### WHAT NEEDS TO BE DONE:
Pictures excluded, return the lines below from the first through the line holding "months = pd.date_range('2006-12-01', '2020-04-01', freq='MS')".

### INFORMATION SHOWN:
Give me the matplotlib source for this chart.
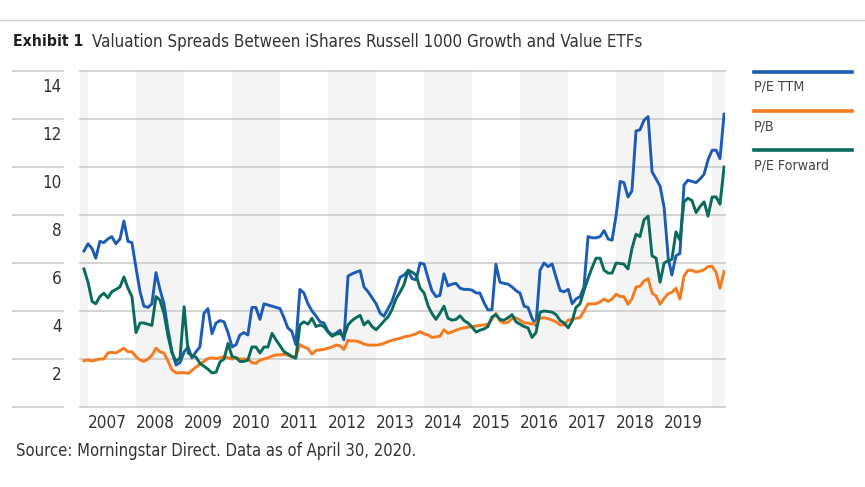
import matplotlib.pyplot as plt
import matplotlib.transforms as mtransforms
from matplotlib import font_manager as fm
from matplotlib.lines import Line2D
import pandas as pd

# the reference uses a condensed face; take one if the system has it
narrow = [f for f in fm.fontManager.ttflist
          if (f.stretch in ('condensed', 'semi-condensed')
              or 'Narrow' in f.name or 'Condensed' in f.name)
          and f.style == 'normal']
if narrow:
    plt.rcParams['font.family'] = [narrow[0].name, 'DejaVu Sans']
    plt.rcParams['font.stretch'] = narrow[0].stretch
else:
    plt.rcParams['font.family'] = ['Liberation Sans', 'DejaVu Sans']

# monthly observations, Dec 2006 .. Apr 2020
months = pd.date_range('2006-12-01', '2020-04-01', freq='MS')

pe_ttm = [6.5,
          6.8, 6.6, 6.2, 6.9, 6.85, 7.0, 7.1, 6.8, 7.0, 7.75, 6.9, 6.85,
          5.8, 4.8, 4.2, 4.15, 4.3, 5.6, 4.9, 4.3, 3.2, 2.3, 1.75, 1.85,
          2.3, 2.5, 2.05, 2.3, 2.5, 3.9, 4.1, 3.05, 3.5, 3.6, 3.55, 3.1,
          2.5, 2.6, 3.0, 3.1, 3.0, 4.15, 4.15, 3.65, 4.3, 4.25, 4.2, 4.15,
          4.1, 3.7, 3.3, 3.15, 2.6, 4.9, 4.75, 4.3, 4.0, 3.8, 3.55, 3.5,
          3.15, 3.0, 3.07, 3.2, 2.8, 5.45, 5.55, 5.62, 5.68, 5.0, 4.8, 4.55,
          4.3, 3.9, 3.78, 4.1, 4.4, 4.9, 5.4, 5.5, 5.67, 5.35, 5.3, 6.0,
          5.95, 5.35, 4.85, 4.6, 4.65, 5.55, 5.05, 5.12, 5.15, 4.95, 4.9, 4.9,
          4.87, 4.75, 4.75, 4.35, 4.05, 4.05, 5.95, 5.2, 5.15, 5.12, 5.0, 4.85,
          4.74, 4.2, 4.15, 3.7, 3.4, 5.7, 6.0, 5.85, 5.96, 5.4, 4.85, 4.8,
          4.9, 4.3, 4.5, 4.6, 5.0, 7.1, 7.05, 7.05, 7.1, 7.35, 7.0, 6.95,
          8.0, 9.4, 9.35, 8.75, 9.0, 11.5, 11.55, 11.95, 12.1, 9.8, 9.5, 9.2,
          8.3, 6.2, 5.5, 6.3, 6.4, 9.25, 9.45, 9.4, 9.35, 9.5, 9.7, 10.3,
          10.7, 10.7, 10.35, 12.2]

pb = [1.93,
      1.96, 1.92, 1.96, 2.0, 2.0, 2.25, 2.28, 2.25, 2.35, 2.45, 2.3, 2.3,
      2.1, 1.96, 1.9, 2.0, 2.15, 2.45, 2.3, 2.25, 1.9, 1.55, 1.42, 1.43,
      1.43, 1.4, 1.52, 1.66, 1.78, 1.9, 2.02, 2.05, 2.02, 2.05, 2.1, 2.05,
      2.0, 2.05, 2.0, 2.0, 2.0, 1.85, 1.82, 1.95, 2.0, 2.05, 2.12, 2.17,
      2.17, 2.2, 2.15, 2.1, 2.1, 2.6, 2.5, 2.44, 2.2, 2.36, 2.38, 2.4,
      2.45, 2.5, 2.58, 2.55, 2.4, 2.78, 2.75, 2.75, 2.7, 2.62, 2.58, 2.58,
      2.58, 2.6, 2.65, 2.72, 2.78, 2.82, 2.86, 2.92, 2.95, 3.0, 3.05, 3.14,
      3.05, 3.0, 2.9, 2.92, 2.95, 3.22, 3.07, 3.13, 3.2, 3.26, 3.3, 3.33,
      3.33, 3.38, 3.4, 3.42, 3.45, 3.65, 3.9, 3.58, 3.5, 3.53, 3.68, 3.72,
      3.62, 3.5, 3.5, 3.45, 3.5, 3.7, 3.72, 3.68, 3.62, 3.55, 3.42, 3.42,
      3.62, 3.65, 3.7, 3.72, 4.0, 4.3, 4.3, 4.3, 4.38, 4.5, 4.4, 4.5,
      4.7, 4.6, 4.6, 4.28, 4.5, 5.0, 5.03, 5.25, 5.35, 4.75, 4.62, 4.28,
      4.53, 4.72, 4.78, 4.95, 4.5, 5.45, 5.7, 5.7, 5.62, 5.66, 5.72, 5.85,
      5.87, 5.6, 4.95, 5.65]

pe_fwd = [5.75,
          5.2, 4.4, 4.3, 4.6, 4.74, 4.55, 4.8, 4.9, 5.0, 5.42, 4.95, 4.6,
          3.1, 3.5, 3.5, 3.45, 3.4, 4.6, 4.45, 3.9, 2.95, 2.25, 1.9, 2.05,
          4.18, 2.25, 2.15, 2.08, 1.82, 1.7, 1.58, 1.42, 1.45, 1.88, 2.0, 2.65,
          2.1, 2.05, 1.9, 1.9, 1.95, 2.5, 2.5, 2.25, 2.5, 2.5, 3.07, 2.8,
          2.55, 2.3, 2.22, 2.1, 2.03, 3.42, 3.55, 3.45, 3.7, 3.35, 3.42, 3.35,
          3.12, 2.95, 3.03, 3.07, 2.93, 3.42, 3.6, 3.72, 3.82, 3.42, 3.58, 3.35,
          3.22, 3.4, 3.58, 3.75, 4.05, 4.5, 4.78, 5.1, 5.7, 5.62, 5.5, 4.95,
          4.75, 4.2, 3.9, 3.65, 3.9, 4.2, 3.7, 3.62, 3.65, 3.8, 3.6, 3.5,
          3.33, 3.12, 3.2, 3.25, 3.35, 3.75, 3.85, 3.65, 3.62, 3.72, 3.85, 3.55,
          3.45, 3.35, 3.3, 2.9, 3.1, 3.95, 4.0, 3.98, 3.95, 3.85, 3.6, 3.5,
          3.3, 3.6, 4.15, 4.3, 4.85, 5.35, 5.8, 6.2, 6.2, 5.7, 5.58, 5.58,
          6.0, 5.98, 5.95, 5.75, 6.6, 7.2, 7.1, 7.8, 7.95, 6.3, 6.2, 5.2,
          6.0, 6.1, 6.15, 7.3, 6.95, 8.55, 8.7, 8.6, 8.1, 8.35, 8.55, 7.95,
          8.75, 8.75, 8.45, 10.0]

series = [pe_ttm, pb, pe_fwd]
names = ['P/E TTM', 'P/B', 'P/E Forward']
colors = ['#1d5cb4', '#f47b20', '#0a6b5b']
year_labels = list(range(2007, 2020))
y_ticks = [0, 2, 4, 6, 8, 10, 12, 14]

W, H = 865, 487
fig = plt.figure(figsize=(W / 100, H / 100), dpi=100)
ax = fig.add_axes([80 / W, (H - 407) / H, 645 / W, 336 / H])


def fit_width(texts, px):
    # scale font size so the first text is px pixels wide
    r = fig.canvas.get_renderer()
    w = texts[0].get_window_extent(r).width
    size = texts[0].get_fontsize() * px / w
    for t in texts:
        t.set_fontsize(size)


# alternating year bands
for yr in range(2006, 2021, 2):
    ax.axvspan(pd.Timestamp(yr, 1, 1), pd.Timestamp(yr + 1, 1, 1),
               color='#f4f4f4', lw=0, zorder=0)

# gridlines, plus the short rules in the label column
label_tr = mtransforms.blended_transform_factory(fig.transFigure, ax.transData)
ylabels = []
for v in y_ticks:
    ax.axhline(v, color='#d2d2d2', lw=1.4, zorder=1, clip_on=False)
    ax.add_line(Line2D([13 / W, 63 / W], [v, v], transform=label_tr,
                       color='#d2d2d2', lw=1.4, clip_on=False))
    if v > 0:
        ylabels.append(ax.text(62 / W, v - 0.67, str(v), transform=label_tr,
                               ha='right', va='center', fontsize=14,
                               color='#333333'))

for vals, c in zip(series, colors):
    ax.plot(months, vals, color=c, lw=2.1, zorder=3, solid_joinstyle='round')

ax.set_xlim(pd.Timestamp('2006-11-01'), pd.Timestamp('2020-04-08'))
ax.set_ylim(0, 14)
ax.set_xticks([pd.Timestamp(y, 1, 1) for y in year_labels])
xlabels = ax.set_xticklabels([str(y) for y in year_labels], ha='left',
                             fontsize=14, color='#333333')
ax.tick_params(axis='x', length=0, pad=5)
ax.set_yticks([])
for s in ax.spines.values():
    s.set_visible(False)

# title and source
fig.add_artist(Line2D([0, 1], [1 - 20 / H] * 2, color='#d0d0d0', lw=1))
t_ex = fig.text(13 / W, 1 - 42 / H, 'Exhibit 1', fontsize=14,
                fontweight='bold', va='center', color='#222222')
t_title = fig.text(92 / W, 1 - 42 / H,
                   'Valuation Spreads Between iShares Russell 1000 Growth and Value ETFs',
                   fontsize=14, va='center', color='#333333')
t_src = fig.text(16 / W, 1 - 451 / H,
                 'Source: Morningstar Direct. Data as of April 30, 2020.',
                 fontsize=14, va='center', color='#333333')

# legend on the right
leg_texts = []
for i, (name, c) in enumerate(zip(names, colors)):
    ly = 72 + 39 * i
    fig.add_artist(Line2D([754 / W, 852 / W], [1 - ly / H] * 2, color=c, lw=2.6))
    leg_texts.append(fig.text(754 / W, 1 - (ly + 15) / H, name, fontsize=12,
                              va='center', color='#444444'))

# sizes: a little above the reference widths, since the face is less condensed
fig.canvas.draw()
fit_width([t_ex], 71)
fit_width([t_title], 555)
fit_width([t_src], 400)
fit_width([leg_texts[2]] + leg_texts[:2], 75)
fit_width(list(xlabels) + ylabels, 39)

fig.savefig('out.png', dpi=100)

### TASK RESULT:
Give me the matplotlib source for this chart.
import matplotlib.pyplot as plt
import matplotlib.transforms as mtransforms
from matplotlib import font_manager as fm
from matplotlib.lines import Line2D
import pandas as pd

# the reference uses a condensed face; take one if the system has it
narrow = [f for f in fm.fontManager.ttflist
          if (f.stretch in ('condensed', 'semi-condensed')
              or 'Narrow' in f.name or 'Condensed' in f.name)
          and f.style == 'normal']
if narrow:
    plt.rcParams['font.family'] = [narrow[0].name, 'DejaVu Sans']
    plt.rcParams['font.stretch'] = narrow[0].stretch
else:
    plt.rcParams['font.family'] = ['Liberation Sans', 'DejaVu Sans']

# monthly observations, Dec 2006 .. Apr 2020
months = pd.date_range('2006-12-01', '2020-04-01', freq='MS')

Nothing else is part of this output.